Without including any images, reproduce each entry exactly.

** start Data to use **

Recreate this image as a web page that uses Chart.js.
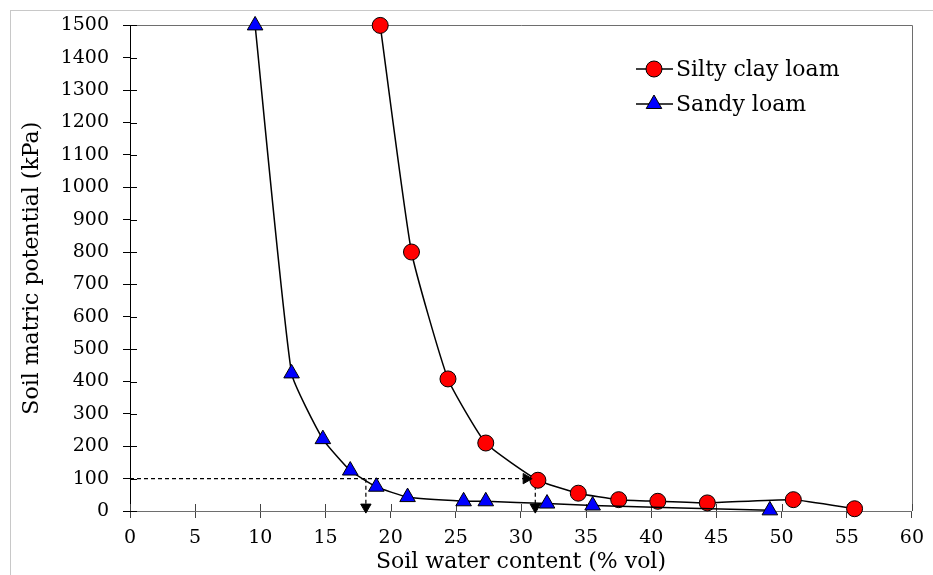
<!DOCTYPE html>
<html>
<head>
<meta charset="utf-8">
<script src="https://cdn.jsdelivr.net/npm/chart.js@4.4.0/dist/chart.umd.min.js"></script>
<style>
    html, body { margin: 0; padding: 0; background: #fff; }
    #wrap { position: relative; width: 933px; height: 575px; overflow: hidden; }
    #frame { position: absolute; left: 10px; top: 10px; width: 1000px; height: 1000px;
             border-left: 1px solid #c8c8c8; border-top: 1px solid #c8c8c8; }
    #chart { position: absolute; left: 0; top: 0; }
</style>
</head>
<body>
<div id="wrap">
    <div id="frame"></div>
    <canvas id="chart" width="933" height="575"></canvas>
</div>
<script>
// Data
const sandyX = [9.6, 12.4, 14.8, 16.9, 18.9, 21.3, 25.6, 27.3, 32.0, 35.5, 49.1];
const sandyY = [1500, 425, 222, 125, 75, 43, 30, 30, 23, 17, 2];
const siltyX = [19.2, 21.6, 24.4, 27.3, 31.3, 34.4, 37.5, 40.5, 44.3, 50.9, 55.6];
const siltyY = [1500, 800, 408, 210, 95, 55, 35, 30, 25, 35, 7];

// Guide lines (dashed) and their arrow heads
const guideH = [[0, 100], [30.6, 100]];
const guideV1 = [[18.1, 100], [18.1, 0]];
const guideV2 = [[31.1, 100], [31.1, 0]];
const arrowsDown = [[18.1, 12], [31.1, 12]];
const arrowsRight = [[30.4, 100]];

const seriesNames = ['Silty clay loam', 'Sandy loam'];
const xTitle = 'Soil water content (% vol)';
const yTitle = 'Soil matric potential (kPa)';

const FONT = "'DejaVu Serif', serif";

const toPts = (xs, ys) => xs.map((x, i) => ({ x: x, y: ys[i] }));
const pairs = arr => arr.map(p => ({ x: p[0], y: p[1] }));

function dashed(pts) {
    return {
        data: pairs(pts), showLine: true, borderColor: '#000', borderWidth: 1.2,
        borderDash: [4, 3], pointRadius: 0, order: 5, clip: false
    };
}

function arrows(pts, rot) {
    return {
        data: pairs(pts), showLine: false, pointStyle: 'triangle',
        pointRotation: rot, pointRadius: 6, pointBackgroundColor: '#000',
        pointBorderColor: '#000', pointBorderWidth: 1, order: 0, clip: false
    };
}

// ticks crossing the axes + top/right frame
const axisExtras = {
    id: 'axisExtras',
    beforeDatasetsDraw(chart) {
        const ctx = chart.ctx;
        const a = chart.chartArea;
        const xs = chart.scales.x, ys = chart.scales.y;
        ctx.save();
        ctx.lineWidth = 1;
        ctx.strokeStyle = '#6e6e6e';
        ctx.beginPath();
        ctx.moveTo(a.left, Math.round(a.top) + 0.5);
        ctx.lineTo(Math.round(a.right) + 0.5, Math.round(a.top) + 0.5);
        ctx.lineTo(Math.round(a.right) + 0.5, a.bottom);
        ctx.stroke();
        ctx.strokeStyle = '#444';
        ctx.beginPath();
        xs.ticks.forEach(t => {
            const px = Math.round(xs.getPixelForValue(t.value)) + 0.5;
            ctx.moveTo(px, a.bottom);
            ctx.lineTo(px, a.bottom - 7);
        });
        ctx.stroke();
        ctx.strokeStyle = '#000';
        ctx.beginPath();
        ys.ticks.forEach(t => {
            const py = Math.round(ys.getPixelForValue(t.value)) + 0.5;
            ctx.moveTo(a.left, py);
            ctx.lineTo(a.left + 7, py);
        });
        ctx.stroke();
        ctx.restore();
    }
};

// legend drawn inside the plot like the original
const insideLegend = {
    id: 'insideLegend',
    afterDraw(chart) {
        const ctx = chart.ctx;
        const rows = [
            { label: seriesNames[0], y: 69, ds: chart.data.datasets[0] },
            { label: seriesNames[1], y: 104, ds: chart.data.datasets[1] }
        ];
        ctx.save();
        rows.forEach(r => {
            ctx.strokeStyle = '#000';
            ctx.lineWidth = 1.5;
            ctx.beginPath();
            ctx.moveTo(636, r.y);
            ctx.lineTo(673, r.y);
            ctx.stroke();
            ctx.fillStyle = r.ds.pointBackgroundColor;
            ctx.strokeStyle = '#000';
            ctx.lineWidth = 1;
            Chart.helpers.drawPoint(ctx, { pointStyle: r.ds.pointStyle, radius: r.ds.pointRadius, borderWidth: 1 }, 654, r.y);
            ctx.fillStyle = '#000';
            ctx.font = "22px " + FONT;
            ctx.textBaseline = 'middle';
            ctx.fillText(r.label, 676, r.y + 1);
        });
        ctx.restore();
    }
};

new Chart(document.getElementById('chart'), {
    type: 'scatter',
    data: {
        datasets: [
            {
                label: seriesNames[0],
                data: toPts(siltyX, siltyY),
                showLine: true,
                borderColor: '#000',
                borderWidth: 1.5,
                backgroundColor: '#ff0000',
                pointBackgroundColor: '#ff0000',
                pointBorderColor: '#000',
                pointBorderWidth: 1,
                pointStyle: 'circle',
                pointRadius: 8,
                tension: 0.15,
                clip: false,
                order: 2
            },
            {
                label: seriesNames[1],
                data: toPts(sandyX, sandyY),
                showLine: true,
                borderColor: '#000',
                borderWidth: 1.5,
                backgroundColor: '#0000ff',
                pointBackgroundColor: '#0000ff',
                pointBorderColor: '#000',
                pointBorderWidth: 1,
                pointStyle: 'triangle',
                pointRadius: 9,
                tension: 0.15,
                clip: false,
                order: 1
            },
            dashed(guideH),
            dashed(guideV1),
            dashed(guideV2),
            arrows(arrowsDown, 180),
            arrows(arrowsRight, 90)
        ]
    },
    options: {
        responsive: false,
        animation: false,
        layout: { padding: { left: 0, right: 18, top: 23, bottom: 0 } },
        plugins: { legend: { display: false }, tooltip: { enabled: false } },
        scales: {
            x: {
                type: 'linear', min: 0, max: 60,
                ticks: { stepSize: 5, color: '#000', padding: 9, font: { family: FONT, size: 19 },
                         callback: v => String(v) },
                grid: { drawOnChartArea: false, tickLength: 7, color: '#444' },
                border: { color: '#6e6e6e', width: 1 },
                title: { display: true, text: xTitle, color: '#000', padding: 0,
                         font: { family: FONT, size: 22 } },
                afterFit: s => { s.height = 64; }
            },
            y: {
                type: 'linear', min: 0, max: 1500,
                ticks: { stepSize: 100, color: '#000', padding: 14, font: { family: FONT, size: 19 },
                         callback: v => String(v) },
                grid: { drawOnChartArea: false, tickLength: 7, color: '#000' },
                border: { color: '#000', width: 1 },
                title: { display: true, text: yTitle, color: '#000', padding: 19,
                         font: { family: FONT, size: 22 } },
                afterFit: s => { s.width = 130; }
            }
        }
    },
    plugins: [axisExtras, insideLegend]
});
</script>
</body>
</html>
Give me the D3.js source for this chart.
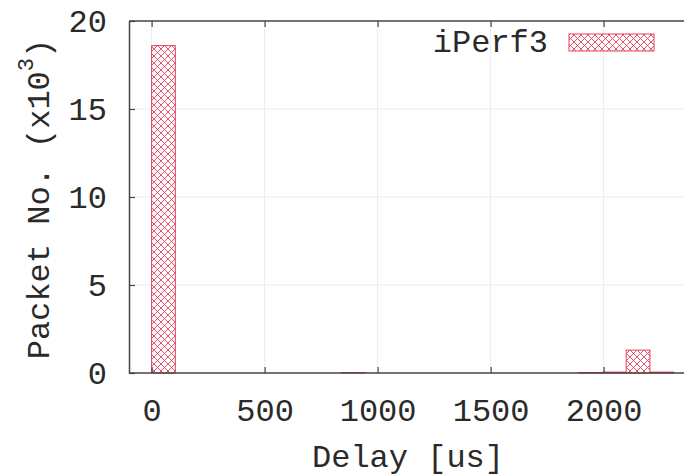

** end Data to use **

● Response below
Recreate this image as a web page that uses Chart.js.
<!DOCTYPE html>
<html>
<head>
<meta charset="utf-8">
<script src="https://cdn.jsdelivr.net/npm/chart.js@4.4.0/dist/chart.umd.min.js"></script>
<style>
    html, body { margin: 0; padding: 0; background: #fff; }
    #wrap { position: relative; width: 933px; height: 575px; overflow: hidden; }
    #frame { position: absolute; left: 10px; top: 10px; width: 1000px; height: 1000px;
             border-left: 1px solid #c8c8c8; border-top: 1px solid #c8c8c8; }
    #chart { position: absolute; left: 0; top: 0; }
</style>
</head>
<body>
<div id="wrap">
    <div id="frame"></div>
    <canvas id="chart" width="933" height="575"></canvas>
</div>
<script>
// Data
const sandyX = [9.6, 12.4, 14.8, 16.9, 18.9, 21.3, 25.6, 27.3, 32.0, 35.5, 49.1];
const sandyY = [1500, 425, 222, 125, 75, 43, 30, 30, 23, 17, 2];
const siltyX = [19.2, 21.6, 24.4, 27.3, 31.3, 34.4, 37.5, 40.5, 44.3, 50.9, 55.6];
const siltyY = [1500, 800, 408, 210, 95, 55, 35, 30, 25, 35, 7];

// Guide lines (dashed) and their arrow heads
const guideH = [[0, 100], [30.6, 100]];
const guideV1 = [[18.1, 100], [18.1, 0]];
const guideV2 = [[31.1, 100], [31.1, 0]];
const arrowsDown = [[18.1, 12], [31.1, 12]];
const arrowsRight = [[30.4, 100]];

const seriesNames = ['Silty clay loam', 'Sandy loam'];
const xTitle = 'Soil water content (% vol)';
const yTitle = 'Soil matric potential (kPa)';

const FONT = "'DejaVu Serif', serif";

const toPts = (xs, ys) => xs.map((x, i) => ({ x: x, y: ys[i] }));
const pairs = arr => arr.map(p => ({ x: p[0], y: p[1] }));

function dashed(pts) {
    return {
        data: pairs(pts), showLine: true, borderColor: '#000', borderWidth: 1.2,
        borderDash: [4, 3], pointRadius: 0, order: 5, clip: false
    };
}

function arrows(pts, rot) {
    return {
        data: pairs(pts), showLine: false, pointStyle: 'triangle',
        pointRotation: rot, pointRadius: 6, pointBackgroundColor: '#000',
        pointBorderColor: '#000', pointBorderWidth: 1, order: 0, clip: false
    };
}

// ticks crossing the axes + top/right frame
const axisExtras = {
    id: 'axisExtras',
    beforeDatasetsDraw(chart) {
        const ctx = chart.ctx;
        const a = chart.chartArea;
        const xs = chart.scales.x, ys = chart.scales.y;
        ctx.save();
        ctx.lineWidth = 1;
        ctx.strokeStyle = '#6e6e6e';
        ctx.beginPath();
        ctx.moveTo(a.left, Math.round(a.top) + 0.5);
        ctx.lineTo(Math.round(a.right) + 0.5, Math.round(a.top) + 0.5);
        ctx.lineTo(Math.round(a.right) + 0.5, a.bottom);
        ctx.stroke();
        ctx.strokeStyle = '#444';
        ctx.beginPath();
        xs.ticks.forEach(t => {
            const px = Math.round(xs.getPixelForValue(t.value)) + 0.5;
            ctx.moveTo(px, a.bottom);
            ctx.lineTo(px, a.bottom - 7);
        });
        ctx.stroke();
        ctx.strokeStyle = '#000';
        ctx.beginPath();
        ys.ticks.forEach(t => {
            const py = Math.round(ys.getPixelForValue(t.value)) + 0.5;
            ctx.moveTo(a.left, py);
            ctx.lineTo(a.left + 7, py);
        });
        ctx.stroke();
        ctx.restore();
    }
};

// legend drawn inside the plot like the original
const insideLegend = {
    id: 'insideLegend',
    afterDraw(chart) {
        const ctx = chart.ctx;
        const rows = [
            { label: seriesNames[0], y: 69, ds: chart.data.datasets[0] },
            { label: seriesNames[1], y: 104, ds: chart.data.datasets[1] }
        ];
        ctx.save();
        rows.forEach(r => {
            ctx.strokeStyle = '#000';
            ctx.lineWidth = 1.5;
            ctx.beginPath();
            ctx.moveTo(636, r.y);
            ctx.lineTo(673, r.y);
            ctx.stroke();
            ctx.fillStyle = r.ds.pointBackgroundColor;
            ctx.strokeStyle = '#000';
            ctx.lineWidth = 1;
            Chart.helpers.drawPoint(ctx, { pointStyle: r.ds.pointStyle, radius: r.ds.pointRadius, borderWidth: 1 }, 654, r.y);
            ctx.fillStyle = '#000';
            ctx.font = "22px " + FONT;
            ctx.textBaseline = 'middle';
            ctx.fillText(r.label, 676, r.y + 1);
        });
        ctx.restore();
    }
};

new Chart(document.getElementById('chart'), {
    type: 'scatter',
    data: {
        datasets: [
            {
                label: seriesNames[0],
                data: toPts(siltyX, siltyY),
                showLine: true,
                borderColor: '#000',
                borderWidth: 1.5,
                backgroundColor: '#ff0000',
                pointBackgroundColor: '#ff0000',
                pointBorderColor: '#000',
                pointBorderWidth: 1,
                pointStyle: 'circle',
                pointRadius: 8,
                tension: 0.15,
                clip: false,
                order: 2
            },
            {
                label: seriesNames[1],
                data: toPts(sandyX, sandyY),
                showLine: true,
                borderColor: '#000',
                borderWidth: 1.5,
                backgroundColor: '#0000ff',
                pointBackgroundColor: '#0000ff',
                pointBorderColor: '#000',
                pointBorderWidth: 1,
                pointStyle: 'triangle',
                pointRadius: 9,
                tension: 0.15,
                clip: false,
                order: 1
            },
            dashed(guideH),
            dashed(guideV1),
            dashed(guideV2),
            arrows(arrowsDown, 180),
            arrows(arrowsRight, 90)
        ]
    },
    options: {
        responsive: false,
        animation: false,
        layout: { padding: { left: 0, right: 18, top: 23, bottom: 0 } },
        plugins: { legend: { display: false }, tooltip: { enabled: false } },
        scales: {
            x: {
                type: 'linear', min: 0, max: 60,
                ticks: { stepSize: 5, color: '#000', padding: 9, font: { family: FONT, size: 19 },
                         callback: v => String(v) },
                grid: { drawOnChartArea: false, tickLength: 7, color: '#444' },
                border: { color: '#6e6e6e', width: 1 },
                title: { display: true, text: xTitle, color: '#000', padding: 0,
                         font: { family: FONT, size: 22 } },
                afterFit: s => { s.height = 64; }
            },
            y: {
                type: 'linear', min: 0, max: 1500,
                ticks: { stepSize: 100, color: '#000', padding: 14, font: { family: FONT, size: 19 },
                         callback: v => String(v) },
                grid: { drawOnChartArea: false, tickLength: 7, color: '#000' },
                border: { color: '#000', width: 1 },
                title: { display: true, text: yTitle, color: '#000', padding: 19,
                         font: { family: FONT, size: 22 } },
                afterFit: s => { s.width = 130; }
            }
        }
    },
    plugins: [axisExtras, insideLegend]
});
</script>
</body>
</html>
Give me the D3.js source for this chart.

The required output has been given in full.